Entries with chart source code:
■ ■ ■ ■ ■

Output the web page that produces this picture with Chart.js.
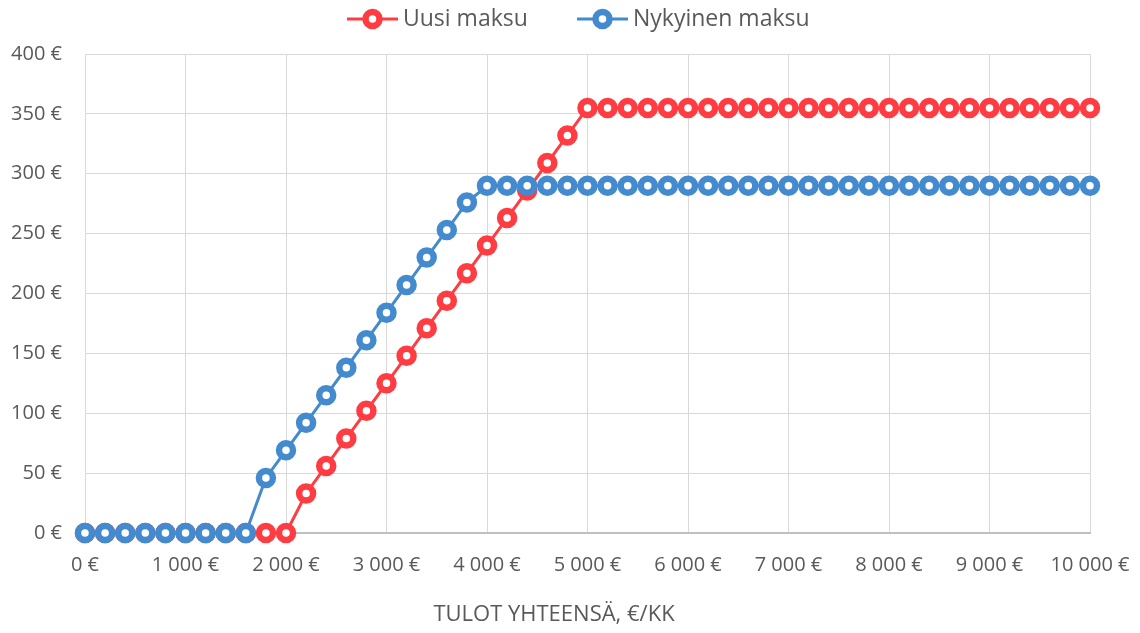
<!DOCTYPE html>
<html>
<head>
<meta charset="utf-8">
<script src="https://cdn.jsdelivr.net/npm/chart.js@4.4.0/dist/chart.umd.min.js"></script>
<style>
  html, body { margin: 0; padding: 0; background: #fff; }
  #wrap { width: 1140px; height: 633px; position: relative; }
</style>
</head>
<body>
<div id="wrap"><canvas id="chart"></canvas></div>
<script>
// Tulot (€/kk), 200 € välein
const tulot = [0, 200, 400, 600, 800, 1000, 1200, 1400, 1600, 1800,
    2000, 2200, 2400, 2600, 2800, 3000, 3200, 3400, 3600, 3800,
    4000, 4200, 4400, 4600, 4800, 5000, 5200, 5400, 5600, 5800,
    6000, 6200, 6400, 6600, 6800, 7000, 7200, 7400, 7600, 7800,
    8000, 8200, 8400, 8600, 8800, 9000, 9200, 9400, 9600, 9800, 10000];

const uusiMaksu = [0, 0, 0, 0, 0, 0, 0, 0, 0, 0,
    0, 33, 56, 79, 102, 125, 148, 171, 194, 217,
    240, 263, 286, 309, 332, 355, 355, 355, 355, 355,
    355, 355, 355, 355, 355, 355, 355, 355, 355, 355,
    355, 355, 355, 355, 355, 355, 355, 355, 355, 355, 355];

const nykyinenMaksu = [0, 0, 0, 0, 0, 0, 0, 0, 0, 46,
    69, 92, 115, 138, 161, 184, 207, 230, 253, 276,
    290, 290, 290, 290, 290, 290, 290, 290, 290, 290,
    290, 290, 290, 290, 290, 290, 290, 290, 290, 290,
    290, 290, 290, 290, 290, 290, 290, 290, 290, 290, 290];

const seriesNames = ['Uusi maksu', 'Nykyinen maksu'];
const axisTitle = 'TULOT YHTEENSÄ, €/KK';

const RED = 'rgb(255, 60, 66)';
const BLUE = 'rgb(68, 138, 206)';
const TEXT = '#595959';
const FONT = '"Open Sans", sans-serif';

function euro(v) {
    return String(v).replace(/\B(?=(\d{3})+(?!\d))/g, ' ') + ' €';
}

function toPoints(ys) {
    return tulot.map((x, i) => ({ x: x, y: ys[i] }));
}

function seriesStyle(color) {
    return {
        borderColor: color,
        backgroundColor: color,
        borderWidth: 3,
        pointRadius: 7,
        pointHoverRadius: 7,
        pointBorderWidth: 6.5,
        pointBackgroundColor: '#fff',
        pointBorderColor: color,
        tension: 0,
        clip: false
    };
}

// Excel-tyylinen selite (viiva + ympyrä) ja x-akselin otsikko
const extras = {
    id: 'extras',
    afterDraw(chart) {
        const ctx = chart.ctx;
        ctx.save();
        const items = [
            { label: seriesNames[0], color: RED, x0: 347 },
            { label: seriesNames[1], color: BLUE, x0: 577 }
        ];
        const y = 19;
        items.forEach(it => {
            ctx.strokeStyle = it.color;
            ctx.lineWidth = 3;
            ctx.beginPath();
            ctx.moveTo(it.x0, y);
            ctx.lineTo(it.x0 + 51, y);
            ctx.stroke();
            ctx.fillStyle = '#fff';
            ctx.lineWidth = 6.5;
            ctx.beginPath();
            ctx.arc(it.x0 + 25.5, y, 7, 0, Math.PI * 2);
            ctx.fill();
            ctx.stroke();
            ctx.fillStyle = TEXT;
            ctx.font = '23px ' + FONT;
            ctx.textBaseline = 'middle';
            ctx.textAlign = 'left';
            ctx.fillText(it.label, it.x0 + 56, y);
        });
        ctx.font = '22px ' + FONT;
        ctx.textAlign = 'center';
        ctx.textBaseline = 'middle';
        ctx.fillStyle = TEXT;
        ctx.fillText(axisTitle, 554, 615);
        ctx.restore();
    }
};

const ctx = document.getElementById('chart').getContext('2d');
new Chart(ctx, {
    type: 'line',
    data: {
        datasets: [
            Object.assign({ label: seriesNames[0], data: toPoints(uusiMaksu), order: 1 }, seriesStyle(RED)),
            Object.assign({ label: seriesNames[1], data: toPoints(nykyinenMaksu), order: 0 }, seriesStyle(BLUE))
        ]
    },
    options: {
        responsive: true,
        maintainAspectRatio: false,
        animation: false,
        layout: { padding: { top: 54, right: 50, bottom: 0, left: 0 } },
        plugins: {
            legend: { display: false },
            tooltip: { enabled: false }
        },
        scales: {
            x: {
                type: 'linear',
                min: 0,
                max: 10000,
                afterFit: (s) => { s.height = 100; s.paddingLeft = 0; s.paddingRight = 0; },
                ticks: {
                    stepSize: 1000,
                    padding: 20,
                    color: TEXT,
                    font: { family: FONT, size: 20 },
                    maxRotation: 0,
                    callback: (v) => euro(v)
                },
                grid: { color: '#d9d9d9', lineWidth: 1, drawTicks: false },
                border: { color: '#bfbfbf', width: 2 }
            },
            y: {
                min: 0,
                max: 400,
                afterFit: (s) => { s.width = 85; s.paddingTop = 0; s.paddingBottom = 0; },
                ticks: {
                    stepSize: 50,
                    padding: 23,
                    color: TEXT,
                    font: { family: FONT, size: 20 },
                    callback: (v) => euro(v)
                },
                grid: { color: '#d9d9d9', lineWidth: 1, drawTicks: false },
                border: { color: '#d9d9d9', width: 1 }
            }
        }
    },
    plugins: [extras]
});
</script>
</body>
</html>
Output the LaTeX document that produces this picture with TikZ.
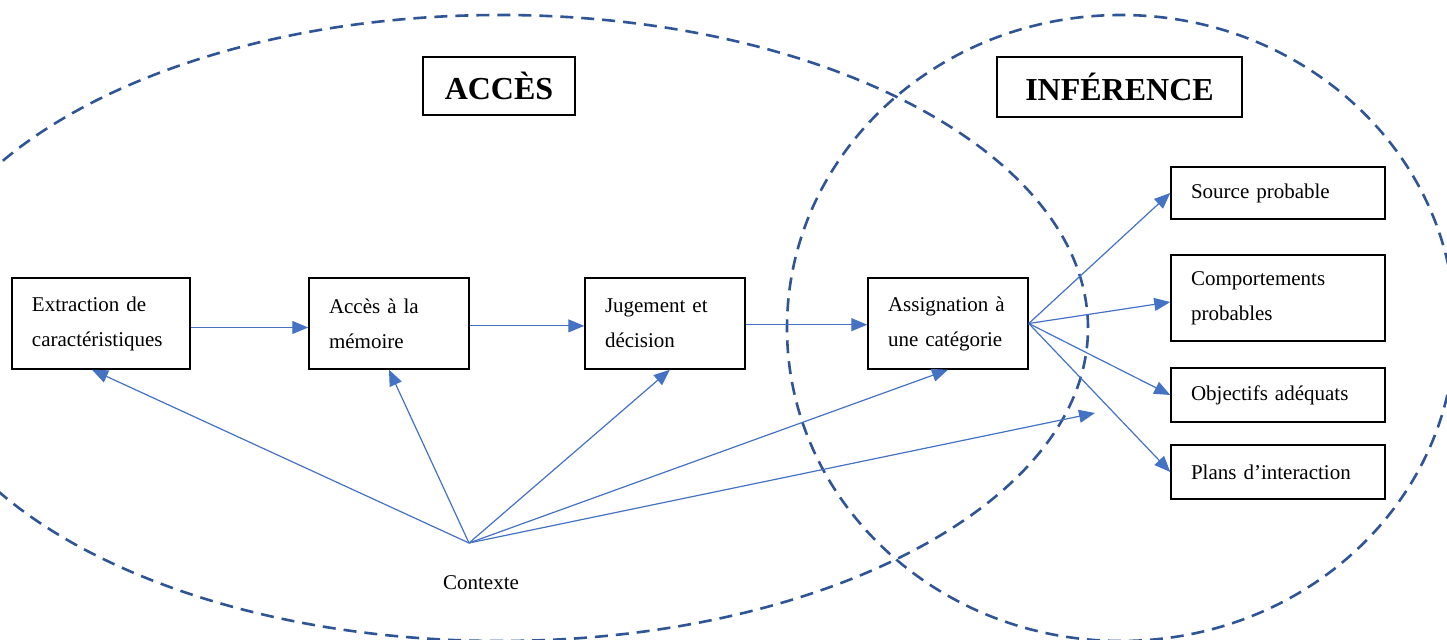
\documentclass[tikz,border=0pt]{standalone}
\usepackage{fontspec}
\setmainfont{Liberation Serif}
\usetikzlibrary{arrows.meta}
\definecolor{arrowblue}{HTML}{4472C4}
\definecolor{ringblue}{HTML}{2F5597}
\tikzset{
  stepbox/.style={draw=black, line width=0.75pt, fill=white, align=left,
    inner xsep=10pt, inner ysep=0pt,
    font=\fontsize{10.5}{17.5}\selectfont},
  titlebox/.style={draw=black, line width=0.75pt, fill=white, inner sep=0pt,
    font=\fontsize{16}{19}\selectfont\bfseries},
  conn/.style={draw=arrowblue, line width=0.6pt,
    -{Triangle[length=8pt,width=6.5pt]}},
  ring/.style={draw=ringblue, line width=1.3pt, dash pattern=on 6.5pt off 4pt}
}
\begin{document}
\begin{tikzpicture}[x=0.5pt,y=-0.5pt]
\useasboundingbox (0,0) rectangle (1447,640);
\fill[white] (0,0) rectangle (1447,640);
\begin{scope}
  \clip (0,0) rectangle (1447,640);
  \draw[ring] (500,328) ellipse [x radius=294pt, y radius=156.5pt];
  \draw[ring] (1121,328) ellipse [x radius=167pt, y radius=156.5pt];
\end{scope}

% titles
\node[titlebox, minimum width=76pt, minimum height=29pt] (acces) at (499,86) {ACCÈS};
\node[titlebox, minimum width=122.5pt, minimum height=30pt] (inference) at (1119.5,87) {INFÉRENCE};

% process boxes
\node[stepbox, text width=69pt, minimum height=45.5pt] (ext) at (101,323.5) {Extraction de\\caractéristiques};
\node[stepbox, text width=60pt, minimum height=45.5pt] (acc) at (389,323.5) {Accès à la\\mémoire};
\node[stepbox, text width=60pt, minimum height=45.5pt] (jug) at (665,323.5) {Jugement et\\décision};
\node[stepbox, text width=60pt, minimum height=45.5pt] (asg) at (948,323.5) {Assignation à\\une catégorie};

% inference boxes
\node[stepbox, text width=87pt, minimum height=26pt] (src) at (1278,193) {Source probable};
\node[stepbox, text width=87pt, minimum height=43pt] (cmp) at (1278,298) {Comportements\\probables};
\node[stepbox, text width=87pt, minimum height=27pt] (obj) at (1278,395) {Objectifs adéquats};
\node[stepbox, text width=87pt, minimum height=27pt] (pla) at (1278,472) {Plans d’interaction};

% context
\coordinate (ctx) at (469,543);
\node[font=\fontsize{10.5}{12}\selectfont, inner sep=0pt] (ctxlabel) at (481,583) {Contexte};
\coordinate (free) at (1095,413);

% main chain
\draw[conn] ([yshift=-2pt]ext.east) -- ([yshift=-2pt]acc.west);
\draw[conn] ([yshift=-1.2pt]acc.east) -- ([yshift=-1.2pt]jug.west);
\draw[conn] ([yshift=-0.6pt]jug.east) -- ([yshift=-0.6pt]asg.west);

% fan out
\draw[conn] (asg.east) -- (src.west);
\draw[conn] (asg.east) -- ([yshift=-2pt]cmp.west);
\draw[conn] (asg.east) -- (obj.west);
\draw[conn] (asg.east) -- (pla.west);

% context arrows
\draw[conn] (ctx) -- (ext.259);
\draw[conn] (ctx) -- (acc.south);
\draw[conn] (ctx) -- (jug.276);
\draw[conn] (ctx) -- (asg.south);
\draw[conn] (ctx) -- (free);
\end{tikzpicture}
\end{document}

■ ■ ■ ■ ■

Return all the lines that contain the string "this".

Output the web page that produces this picture with Chart.js.
Output the LaTeX document that produces this picture with TikZ.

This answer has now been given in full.